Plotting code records
──────────

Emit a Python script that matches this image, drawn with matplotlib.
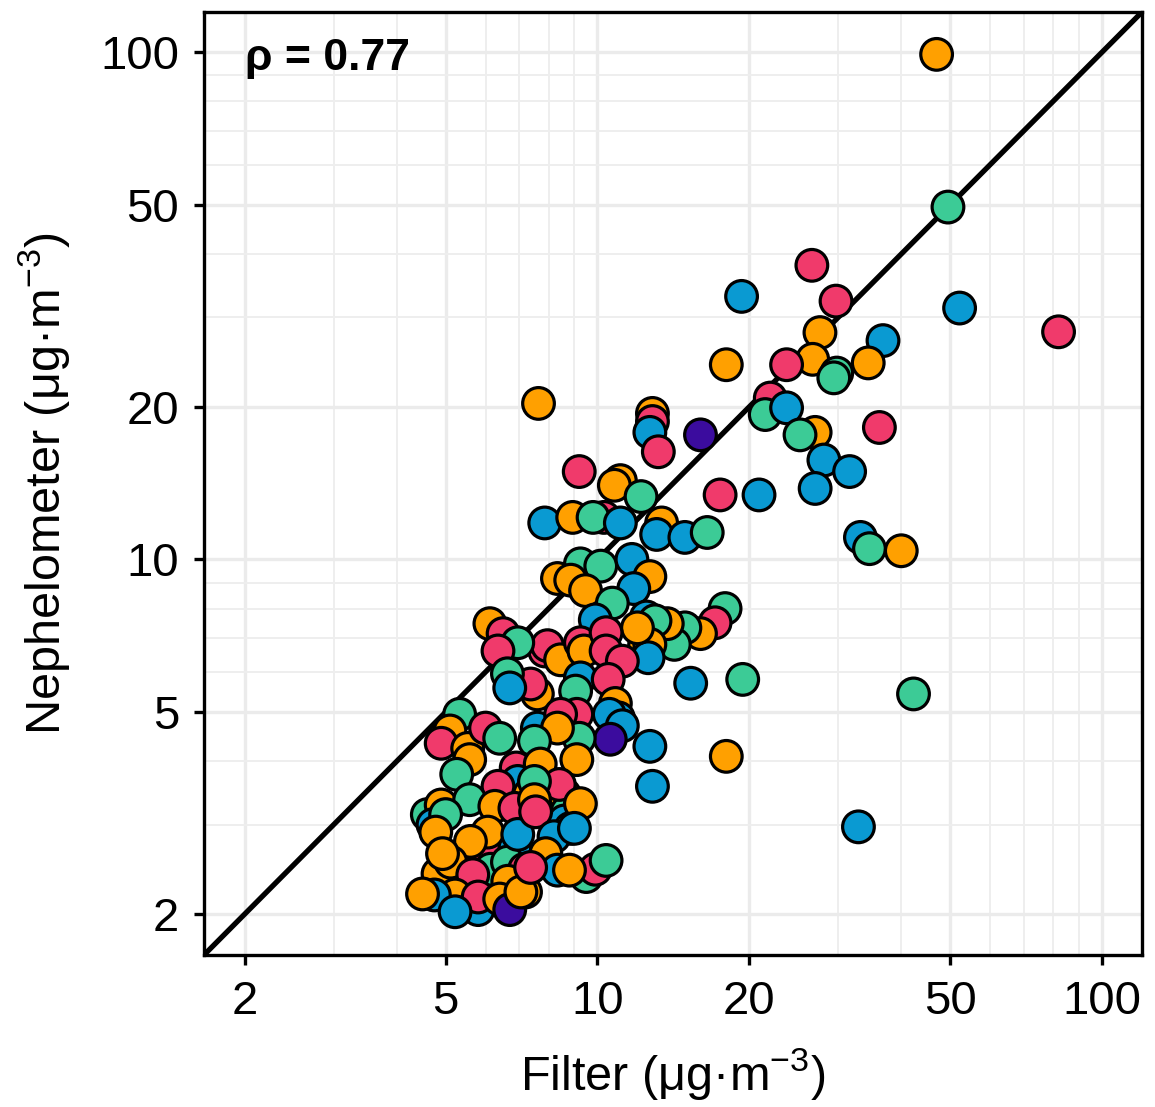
import matplotlib.pyplot as plt
from matplotlib.ticker import FixedLocator, NullFormatter

plt.rcParams['font.family'] = ['Liberation Sans', 'DejaVu Sans']
plt.rcParams['mathtext.fontset'] = 'custom'
plt.rcParams['mathtext.rm'] = 'Liberation Sans'
plt.rcParams['mathtext.it'] = 'Liberation Sans:italic'
plt.rcParams['mathtext.bf'] = 'Liberation Sans:bold'

# site colours
palette = {'O': '#FFA000', 'P': '#F03A6B', 'B': '#0A9AD2', 'G': '#3CCB96', 'V': '#3B0C9E'}

# filter vs nephelometer PM2.5 (ug/m3)
filter_pm = [
    47, 49.5, 26.6, 19.3, 29.7, 52.2, 82, 27.6, 36.8, 26.7,
    18, 23.7, 34.4, 29.8, 29.4, 22.0, 21.5, 23.7, 7.64, 12.85,
    12.85, 12.7, 13.2, 16.0, 36.2, 27, 25.2, 28.1, 31.6, 27,
    20.9, 17.5, 9.2, 11.1, 10.8, 12.2, 7.86, 8.93, 10.3, 9.8,
    11.1, 13.4, 13.1, 14.9, 16.5, 33.2, 34.6, 40, 9.25, 10.15,
    11.7, 8.33, 8.85, 9.47, 12.7, 11.8, 10.7, 17.9, 17.1, 16.0,
    14.9, 14.2, 13.75, 12.5, 13.0, 12.4, 12.7, 12.6, 12.0, 15.3,
    19.4, 42.3, 12.7, 18, 12.85, 32.9,
    9.9, 7.86, 7.96, 8.45, 9.25, 9.4, 10.4, 10.4, 11.2, 9.25,
    9.05, 10.5, 10.85, 11.0, 10.55, 11.2, 10.6, 9.1, 9.2, 7.6,
    7.6, 7.37, 8.45, 8.33, 7.5,
    6.12, 6.5, 6.95, 6.35, 6.63, 6.7, 5.33, 5.1, 4.9, 5.53,
    6.0, 6.4, 5.58,
    4.6, 4.9, 6.95, 7.05, 7.37, 6.9, 6.95, 7.33, 8.6, 8.7,
    8.6, 8.85, 5.97, 6.14, 6.86, 6.63, 5.8, 4.72,
    5.26, 6.35, 5.58, 6.26, 6.86, 5.0, 4.78, 6.06, 5.6, 6.95,
    7.17, 4.83, 5.12, 5.66, 6.64, 5.22, 5.8, 6.4, 4.75, 4.5,
    5.22, 6.7, 7.2, 4.93, 7.05,
    7.7, 9.1, 8.4, 9.25, 7.5, 7.5, 7.54, 8.2, 9.0, 7.9,
    8.33, 9.5, 9.9, 10.4, 7.37, 8.8,
]
neph_pm = [
    99, 49.5, 38, 33, 32.3, 31.3, 28.1, 28, 27, 24.8,
    24.2, 24.2, 24.4, 23.3, 22.8, 20.8, 19.3, 19.9, 20.3, 19.4,
    18.7, 17.8, 16.3, 17.6, 18.2, 17.8, 17.6, 15.7, 14.9, 13.8,
    13.4, 13.4, 14.9, 14.3, 14.0, 13.3, 11.8, 12.1, 12.1, 12.1,
    11.8, 11.8, 11.2, 11.05, 11.3, 11.05, 10.5, 10.4, 9.8, 9.7,
    10.0, 9.17, 9.1, 8.68, 9.25, 8.76, 8.2, 8.0, 7.5, 7.14,
    7.33, 6.8, 7.47, 7.7, 7.57, 6.8, 6.8, 6.4, 7.33, 5.7,
    5.8, 5.43, 4.28, 4.09, 3.57, 2.97,
    7.6, 6.6, 6.76, 6.34, 6.85, 6.6, 7.17, 6.6, 6.3, 5.84,
    5.5, 5.8, 5.2, 4.87, 4.95, 4.7, 4.42, 4.95, 4.44, 5.43,
    4.65, 5.68, 4.95, 4.65, 4.38,
    7.47, 7.14, 6.85, 6.6, 5.95, 5.58, 4.95, 4.59, 4.34, 4.24,
    4.65, 4.44, 4.03,
    3.14, 3.28, 3.68, 3.86, 3.7, 3.88, 3.65, 3.44, 3.44, 3.18,
    3.05, 2.95, 2.7, 2.45, 2.7, 2.53, 2.04, 3.0,
    3.77, 3.57, 3.36, 3.26, 3.23, 3.14, 2.9, 2.9, 2.78, 2.87,
    2.45, 2.4, 2.53, 2.39, 2.32, 2.18, 2.16, 2.14, 2.18, 2.19,
    2.02, 2.04, 2.21, 2.63, 2.21,
    3.95, 4.03, 3.6, 3.3, 3.65, 3.36, 3.18, 2.84, 2.95, 2.63,
    2.44, 2.37, 2.45, 2.55, 2.47, 2.44,
]
site = [
    'O', 'G', 'P', 'B', 'P', 'B', 'P', 'O', 'B', 'O',
    'O', 'P', 'O', 'G', 'G', 'P', 'G', 'B', 'O', 'O',
    'P', 'B', 'P', 'V', 'P', 'O', 'G', 'B', 'B', 'B',
    'B', 'P', 'P', 'O', 'O', 'G', 'B', 'O', 'P', 'G',
    'B', 'O', 'B', 'B', 'G', 'B', 'G', 'O', 'G', 'G',
    'B', 'O', 'O', 'O', 'O', 'B', 'G', 'G', 'P', 'O',
    'G', 'G', 'O', 'B', 'G', 'O', 'O', 'B', 'O', 'B',
    'G', 'G', 'B', 'O', 'B', 'B',
    'B', 'P', 'P', 'O', 'P', 'O', 'P', 'P', 'P', 'B',
    'G', 'P', 'O', 'B', 'B', 'B', 'V', 'P', 'G', 'O',
    'B', 'P', 'P', 'O', 'G',
    'O', 'P', 'G', 'P', 'G', 'B', 'G', 'O', 'P', 'O',
    'P', 'G', 'O',
    'G', 'O', 'B', 'P', 'G', 'P', 'B', 'O', 'O', 'G',
    'B', 'B', 'P', 'G', 'B', 'G', 'B', 'B',
    'G', 'P', 'G', 'O', 'P', 'G', 'O', 'O', 'O', 'B',
    'P', 'O', 'O', 'P', 'O', 'O', 'P', 'O', 'B', 'O',
    'B', 'V', 'O', 'O', 'O',
    'O', 'O', 'P', 'O', 'G', 'O', 'P', 'B', 'B', 'O',
    'B', 'G', 'P', 'G', 'P', 'O',
]

ticks = [2, 5, 10, 20, 50, 100]
tick_labels = ['2', '5', '10', '20', '50', '100']
minor = [3, 4, 6, 7, 8, 9, 30, 40, 60, 70, 80, 90]
lims = (1.66, 120)

fig = plt.figure(figsize=(11.55, 11.07), dpi=100)
ax = fig.add_axes([204 / 1155, 1 - 955 / 1107, 938 / 1155, 943 / 1107])
ax.set_xscale('log')
ax.set_yscale('log')

ax.plot([1, 200], [1, 200], color='black', lw=3.8, zorder=2, solid_capstyle='butt')
ax.scatter(filter_pm, neph_pm, s=520, c=[palette[k] for k in site],
           edgecolors='black', linewidths=2.3, zorder=3)

ax.set_xlim(lims)
ax.set_ylim(lims)
for axis in (ax.xaxis, ax.yaxis):
    axis.set_major_locator(FixedLocator(ticks))
    axis.set_minor_locator(FixedLocator(minor))
    axis.set_minor_formatter(NullFormatter())
ax.set_xticklabels(tick_labels)
ax.set_yticklabels(tick_labels)

ax.grid(which='major', color='#EBEBEB', lw=2.4, zorder=0)
ax.grid(which='minor', color='#EEEEEE', lw=1.4, zorder=0)
ax.set_axisbelow(True)

ax.tick_params(which='major', length=7, width=2.4, labelsize=34, pad=11, color='black')
ax.tick_params(which='minor', length=0)
for sp in ax.spines.values():
    sp.set_linewidth(2.4)

ax.set_xlabel('Filter (μg·m$\\mathregular{^{-3}}$)', fontsize=35, labelpad=16)
ax.set_ylabel('Nephelometer (μg·m$\\mathregular{^{-3}}$)', fontsize=35, labelpad=20)

ax.text(2.0, 97, 'ρ = 0.77', fontsize=32, fontweight='bold', ha='left', va='center')

fig.savefig('out.png', dpi=100)
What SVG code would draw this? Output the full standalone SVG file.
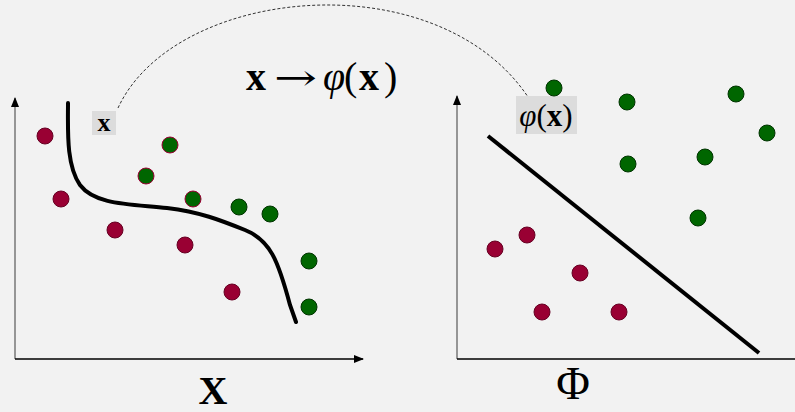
<svg xmlns="http://www.w3.org/2000/svg" width="795" height="412" viewBox="0 0 795 412">
<defs>
<marker id="ah" markerWidth="10" markerHeight="8" refX="9" refY="4" orient="auto" markerUnits="userSpaceOnUse">
<path d="M0,0 L10,4 L0,8 Z" fill="#000"/>
</marker>
</defs>
<style>
.red{fill:#990033;stroke:#660022;stroke-width:1}
.grn{fill:#006600;stroke:#003300;stroke-width:1}
.grnr{fill:#006600;stroke:#990033;stroke-width:1}
.ser{font-family:"Liberation Serif","DejaVu Serif",serif}
.lbl{fill:#dcdcdc}
</style>
<rect width="795" height="412" fill="#f2f2f2"/>
<g id="axes-left">
<line x1="15" y1="359" x2="15" y2="98" stroke="#777" stroke-width="1.5" marker-end="url(#ah)"/>
<line x1="15" y1="359" x2="363" y2="359" stroke="#000" stroke-width="1.5" marker-end="url(#ah)"/>
<text class="ser" x="213" y="404" font-size="40" font-weight="bold" text-anchor="middle">X</text>
</g>
<g id="axes-right">
<line x1="457" y1="359" x2="457" y2="96" stroke="#777" stroke-width="1.5" marker-end="url(#ah)"/>
<line x1="457" y1="359" x2="795" y2="359" stroke="#000" stroke-width="1.5"/>
<text class="ser" x="573" y="399" font-size="46" text-anchor="middle">Φ</text>
</g>
<g id="connectors">
<path d="M118,108 C175,-15 440,-40 530,100" fill="none" stroke="#000" stroke-width="0.8" stroke-dasharray="3,2"/>
</g>
<g id="formula">
<text class="ser" y="90" font-size="40"><tspan x="246" font-weight="bold">x</tspan><tspan x="274" font-family="DejaVu Serif" font-size="36" textLength="43" lengthAdjust="spacingAndGlyphs">→</tspan><tspan x="323" font-style="italic">φ</tspan><tspan x="344">(</tspan><tspan x="359" font-weight="bold">x</tspan><tspan x="384">)</tspan></text>
</g>
<g id="label-x">
<rect class="lbl" x="92" y="111" width="24" height="24"/>
<text class="ser" x="104" y="131" font-size="26" font-weight="bold" text-anchor="middle">x</text>
</g>
<g id="label-phix">
<rect class="lbl" x="516" y="96" width="61" height="38"/>
<text class="ser" x="546" y="126" font-size="31" text-anchor="middle"><tspan font-style="italic">φ</tspan>(<tspan font-weight="bold">x</tspan>)</text>
</g>
<g id="boundary-left">
<path d="M68,103 C68,130 66,165 80,185 C95,205 130,204 167,208 C200,212 220,220 245,230 C270,240 278,260 290,305 L296,322" fill="none" stroke="#000" stroke-width="4" stroke-linecap="round"/>
</g>
<g id="points-left">
<circle class="red" cx="45" cy="136" r="8"/>
<circle class="red" cx="61" cy="199" r="8"/>
<circle class="red" cx="115" cy="230" r="8"/>
<circle class="red" cx="185" cy="245" r="8"/>
<circle class="red" cx="232" cy="292" r="8"/>
<circle class="grnr" cx="170" cy="145" r="8"/>
<circle class="grnr" cx="146" cy="176" r="8"/>
<circle class="grnr" cx="193" cy="199" r="8"/>
<circle class="grn" cx="239" cy="207" r="8"/>
<circle class="grn" cx="270" cy="214" r="8"/>
<circle class="grn" cx="309" cy="261" r="8"/>
<circle class="grn" cx="309" cy="307" r="8"/>
</g>
<g id="boundary-right">
<line x1="488" y1="136" x2="759" y2="353" stroke="#000" stroke-width="4"/>
</g>
<g id="points-right">
<circle class="grn" cx="554" cy="88" r="8"/>
<circle class="grn" cx="627" cy="102" r="8"/>
<circle class="grn" cx="736" cy="94" r="8"/>
<circle class="grn" cx="767" cy="133" r="8"/>
<circle class="grn" cx="628" cy="164" r="8"/>
<circle class="grn" cx="705" cy="157" r="8"/>
<circle class="grn" cx="698" cy="218" r="8"/>
<circle class="red" cx="495" cy="249" r="8"/>
<circle class="red" cx="527" cy="235" r="8"/>
<circle class="red" cx="580" cy="273" r="8"/>
<circle class="red" cx="542" cy="312" r="8"/>
<circle class="red" cx="619" cy="312" r="8"/>
</g>
</svg>
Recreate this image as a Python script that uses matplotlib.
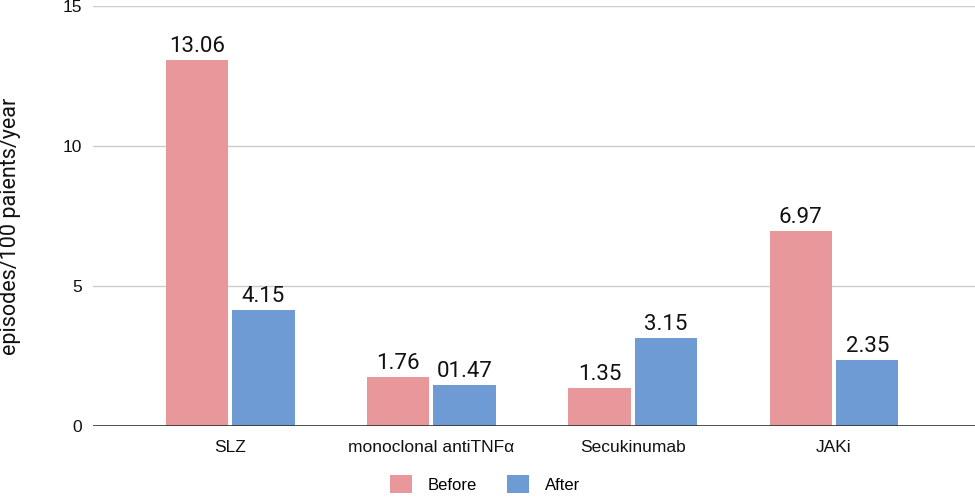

──────────

■ Request: Without the pictures, copy the entries from their first line through the line containing "plt.rcParams['mathtext.bf'] = 'Liberation", and only those lines.

■ Full solution:
Emit a Python script that matches this image, drawn with matplotlib.
import matplotlib.pyplot as plt
from matplotlib.ticker import FixedLocator, NullFormatter

plt.rcParams['font.family'] = ['Liberation Sans', 'DejaVu Sans']
plt.rcParams['mathtext.fontset'] = 'custom'
plt.rcParams['mathtext.rm'] = 'Liberation Sans'
plt.rcParams['mathtext.it'] = 'Liberation Sans:italic'
plt.rcParams['mathtext.bf'] = 'Liberation Sans:bold'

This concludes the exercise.